22
de junho de 2014 | N° 17837
VIDA
INTERIOR | Diana Corso
Entardecer de
domingo
VAMOS
VIVENDO OS dias sem pensar, adiando as esperanças de felicidade até a noite de
sexta-feira
Os
domingos têm dentes. A expressão é da jornalista Eliane Brum em seu último e
tocante livro Meus Desacontecimentos (Ed. Leya). O significado dessas palavras
qualquer um é capaz de sentir na própria carne. Há domingos que até passam
suaves, despercebidos, encontram-nos distraídos. Mas, em geral, em algum
momento, principalmente à tardinha, o sétimo dia nos crava os dentes, sem
morder, é só um aperto quase indolor. Acusamos o golpe discretamente,
disfarçamos a instalação dessa farpa de medo que nos cutuca a cada passo, até
adormecer.
Talvez
sintamos assim porque certamente o fim de semana, mesmo que tenha sido
maravilhoso, sempre deixa a desejar. Quem sabe por que temos medo das
segundas-feiras? Quando conseguimos desengatar da locomotiva dos deveres,
duvidamos da nossa capacidade de reingressar nos trilhos. Por sorte, de perto o
trabalho volta a parecer factível.
A
engrenagem cotidiana nos embala numa fieira de dias que vamos vivendo sem
pensar, adiará as esperanças de felicidade, que ficam adormecidas até a noite
de sexta. O entardecer dos dias úteis desperta a expectativa de prazeres, da
merecida recompensa.
A
partir desse momento queremos apenas tudo: ficar junto com a família e os
amigos, mas evitar compromissos sociais; amar e ser amados, mas não ter que
pensar no outro o tempo todo; empanturrar-nos de comer, beber, passear, dançar,
mas sem ressacas; dormir bastante e perder tempo, mas ganhar cultura; relaxar,
mas organizar nossas coisas pessoais; jogar conversa fora, mas ter diálogos
transcendentes.

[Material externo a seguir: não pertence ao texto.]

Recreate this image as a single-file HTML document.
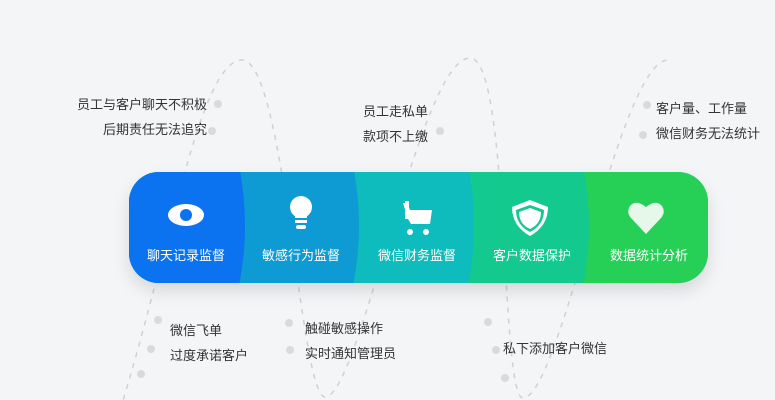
<!DOCTYPE html>
<html><head><meta charset="utf-8"><style>
html,body{margin:0;padding:0;}
body{width:775px;height:400px;background:#f4f5f7;position:relative;overflow:hidden;font-family:"Liberation Sans","Noto Sans CJK SC",sans-serif;}
.t{position:absolute;font-size:13px;color:#333;line-height:25px;white-space:nowrap;}
.r{text-align:right;}
</style></head><body>
<svg width="775" height="400" style="position:absolute;left:0;top:0">
<defs>
<filter id="sh" x="-10%" y="-30%" width="120%" height="170%"><feDropShadow dx="0" dy="8" stdDeviation="8" flood-color="#000" flood-opacity="0.12"/></filter>
<clipPath id="cp"><rect x="129" y="172" width="579" height="111" rx="30"/></clipPath>
</defs>
<g fill="none" stroke="#cfd1d5" stroke-width="1.5" stroke-dasharray="5 6">
<path d="M120 410 C170 250, 200 60, 242 60 C285 60, 300 397, 325 397 C360 397, 420 58, 470 58 C510 58, 500 398, 523 398 C560 398, 620 60, 668 60"/>
</g>
<g fill="#d9dadd">
<circle cx="218" cy="104" r="4"/><circle cx="212" cy="131" r="4"/>
<circle cx="158" cy="320" r="4"/><circle cx="151" cy="349" r="4"/><circle cx="141" cy="374" r="4"/>
<circle cx="289" cy="323" r="4"/><circle cx="290" cy="350" r="4"/>
<circle cx="440" cy="131" r="4"/><circle cx="647" cy="105" r="4"/><circle cx="643" cy="135" r="4"/>
<circle cx="488" cy="322" r="4"/><circle cx="496" cy="350" r="4"/><circle cx="505" cy="378" r="4"/>
</g>
<g filter="url(#sh)"><rect x="129" y="172" width="579" height="111" rx="30" fill="#1a9ad0"/></g>
<g clip-path="url(#cp)">
<rect x="120" y="160" width="600" height="130" fill="#26d057"/>
<path d="M120 160 L582 160 Q596 227 582 290 L120 290Z" fill="#13c98d"/>
<path d="M120 160 L467 160 Q481 227 467 290 L120 290Z" fill="#0fbcbd"/>
<path d="M120 160 L352 160 Q366 227 352 290 L120 290Z" fill="#0e9ad3"/>
<path d="M120 160 L238 160 Q252 227 238 290 L120 290Z" fill="#0b72f0"/>
</g>
<g fill="#fff">
<ellipse cx="186" cy="215" rx="18" ry="11"/><circle cx="186" cy="215" r="6" fill="#0b72f0"/>
<circle cx="301" cy="207" r="11"/><rect x="295" y="214" width="12" height="4"/><rect x="295" y="220" width="12" height="3"/><rect x="296" y="225" width="10" height="4" rx="2"/>
<path d="M403 203 L407 203 L410 210 L432 210 L430 224 L411 224 L408 219 Z"/><rect x="405" y="201" width="4" height="18"/><circle cx="410" cy="232" r="3"/><circle cx="426" cy="232" r="3"/>
<path d="M530 200 L548 207 Q548 226 530 236 Q512 226 512 207 Z"/><path d="M530 205 L544 210 Q544 225 530 232 Q516 225 516 210 Z" fill="#13c98d"/><path d="M530 208 L541 212 Q541 224 530 229 Q519 224 519 212Z"/>
<path d="M646 234 L631 218 Q626 212 630 206 Q636 199 646 207 Q656 199 662 206 Q666 212 661 218 Z" fill="#e6f8e9"/>
</g>
<g fill="#fff" font-size="13" text-anchor="middle" font-family="Liberation Sans, Noto Sans CJK SC, sans-serif">
<text x="186" y="260">聊天记录监督</text><text x="301" y="260">敏感行为监督</text><text x="417" y="260">微信财务监督</text><text x="532" y="260">客户数据保护</text><text x="649" y="260">数据统计分析</text>
</g>
</svg>
<div class="t r" style="right:568px;top:92px">员工与客户聊天不积极<br>后期责任无法追究</div>
<div class="t r" style="right:347px;top:99px">员工走私单<br>款项不上缴</div>
<div class="t" style="left:656px;top:96px">客户量、工作量<br>微信财务无法统计</div>
<div class="t" style="left:170px;top:318px">微信飞单<br>过度承诺客户</div>
<div class="t" style="left:305px;top:316px">触碰敏感操作<br>实时通知管理员</div>
<div class="t" style="left:503px;top:336px">私下添加客户微信</div>
</body></html>
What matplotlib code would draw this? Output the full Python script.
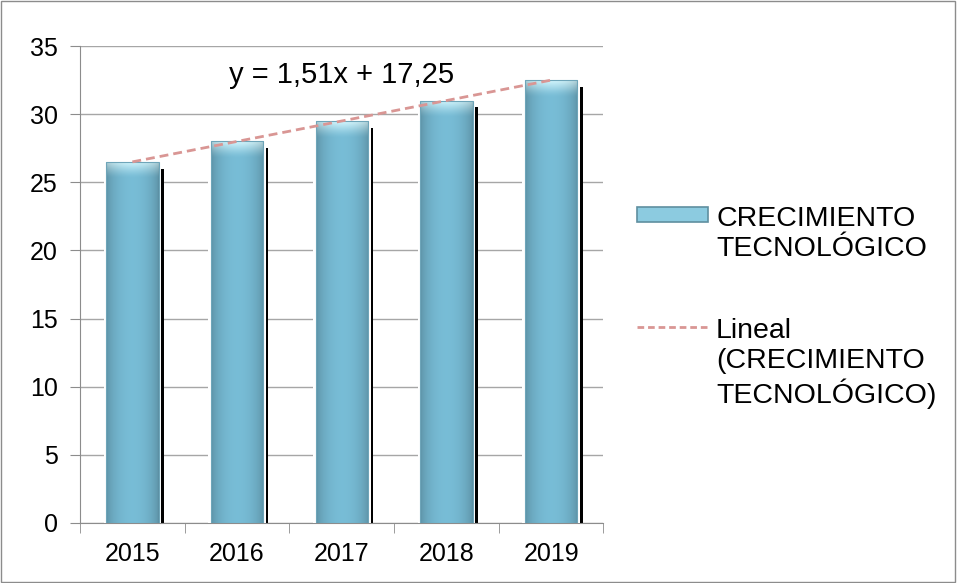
import matplotlib.pyplot as plt
import numpy as np
from matplotlib.patches import Rectangle
from matplotlib.lines import Line2D

plt.rcParams['font.family'] = ['Liberation Sans', 'DejaVu Sans']

years = ['2015', '2016', '2017', '2018', '2019']
values = [26.5, 28, 29.5, 31, 32.5]
series_name = 'CRECIMIENTO\nTECNOLÓGICO'
trend_name = 'Lineal\n(CRECIMIENTO\nTECNOLÓGICO)'
equation = 'y = 1,51x + 17,25'
yticks = [0, 5, 10, 15, 20, 25, 30, 35]

W, H = 957, 583
fig = plt.figure(figsize=(W / 100, H / 100), dpi=100)
ax = fig.add_axes([0.0836, 0.103, 0.547, 0.818])

x = np.arange(len(years))
w = 0.5

body_col = np.array([0.47, 0.74, 0.84])
top_col = np.array([0.82, 0.96, 0.99])
nx = 60
prof = 0.76 + 0.24 * np.sin(np.pi * np.linspace(0, 1, nx)) ** 0.6


def bar_image(v):
    # vertical: body colour, lightening in the top ~1 unit
    ny = 400
    yy = np.linspace(0, v, ny)
    mix = np.clip((yy - (v - 1.2)) / 1.2, 0, 1) ** 1.5
    col = body_col[None, :] * (1 - mix[:, None]) + top_col[None, :] * mix[:, None]
    img = col[:, None, :] * prof[None, :, None]
    img = img * (1 - 0.25 * mix[:, None, None]) + 0.25 * mix[:, None, None] * top_col
    return np.clip(img, 0, 1)


for xi, v in zip(x, values):
    # shadow
    ax.add_patch(Rectangle((xi - w / 2 + 0.05, 0), w, v - 0.5,
                           facecolor='black', edgecolor='none', zorder=2))
    # white glow
    ax.add_patch(Rectangle((xi - w / 2 - 0.025, 0), w + 0.05, v + 0.25,
                           facecolor='white', edgecolor='none', zorder=3))
    body = Rectangle((xi - w / 2, 0), w, v, facecolor='none',
                     edgecolor='#6ea5b9', lw=0.8, zorder=5)
    ax.add_patch(body)
    im = ax.imshow(bar_image(v), extent=[xi - w / 2, xi + w / 2, 0, v],
                   aspect='auto', zorder=4, origin='lower')
    im.set_clip_path(body)

# linear trendline
slope, icpt = np.polyfit(x, values, 1)
ax.plot(x, slope * x + icpt, color='#d99694', lw=2.0, ls=(0, (3.2, 1.8)),
        zorder=6)
ax.text(2.0, 32.9, equation, ha='center', va='center', fontsize=21,
        zorder=7)

ax.set_xlim(-0.5, 4.5)
ax.set_ylim(0, 35)
ax.set_yticks(yticks)
ax.set_xticks(x)
ax.set_xticklabels(years)
ax.set_xticks(np.arange(-0.5, 5, 1), minor=True)
ax.tick_params(axis='x', which='major', length=0, pad=14, labelsize=18)
ax.tick_params(axis='x', which='minor', length=7, color='#8c8c8c',
               direction='out')
ax.tick_params(axis='y', length=7, color='#8c8c8c', labelsize=18, pad=9)
ax.yaxis.grid(True, color='#a6a6a6', lw=1)
ax.set_axisbelow(True)
for s in ['top', 'right']:
    ax.spines[s].set_visible(False)
for s in ['left', 'bottom']:
    ax.spines[s].set_color('#8c8c8c')

# legend, drawn by hand so the keys line up with the first text line
def fx(px):
    return px / W


def fy(py):
    return 1 - py / H


fig.patches.append(Rectangle((fx(637), fy(222)), fx(708) - fx(637),
                             fy(207) - fy(222), transform=fig.transFigure,
                             facecolor='#8ccbe0', edgecolor='#5f8fa0', lw=1.2))
fig.lines.append(Line2D([fx(637), fx(708)], [fy(327), fy(327)],
                        transform=fig.transFigure, color='#d99694', lw=2.0,
                        ls=(0, (2.4, 1.4))))
fig.text(fx(716), fy(256), series_name, fontsize=20.5, va='baseline',
         ha='left', linespacing=1.2)
fig.text(fx(716), fy(403), trend_name, fontsize=20.5, va='baseline',
         ha='left', linespacing=1.2)

fig.patches.append(Rectangle((0.001, 0.001), 0.997, 0.997,
                             transform=fig.transFigure, fill=False,
                             edgecolor='#8c8c8c', lw=1))

fig.savefig('out.png', dpi=100)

Expectativas contraditórias entre si, conflitantes. No fim, a
realização de alguns desses desejos acaba sendo pífia frente ao ressentimento
pelos que foram preteridos. Um tempo grávido de promessas é condenado ao aborto
dos ideais.
A
forma como organizamos nosso ócio diz muito de nós, pois é o tempo que
liberamos para realizar nossos desejos. Por isso, Eliane Brum é uma observadora
de domingos: “Acredito que não se pode conhecer uma pessoa, um grupo, uma
aldeia ou um país sem habitá-lo por ao menos um domingo”.
Na
melancolia dominical, sentimento quase universal, fica provado que tempo livre
é como mente vazia, oficina do diabo. As exigências dos desejos podem ser mais
inclementes do que as do trabalho. A síntese deles costuma chamar-se de
felicidade. Se por ela entendermos a saciedade plena estaremos condenados ao
seu antônimo, a insatisfação, ou à sua ausência, a tristeza.
Nos
sábados e domingos não temos obrigações: dia de lembrar que não há prescrição
ou cota obrigatória de prazeres a serem vividos e ostentados. Felicidade, a
possível, é discreta e nunca completa. Bom domingo!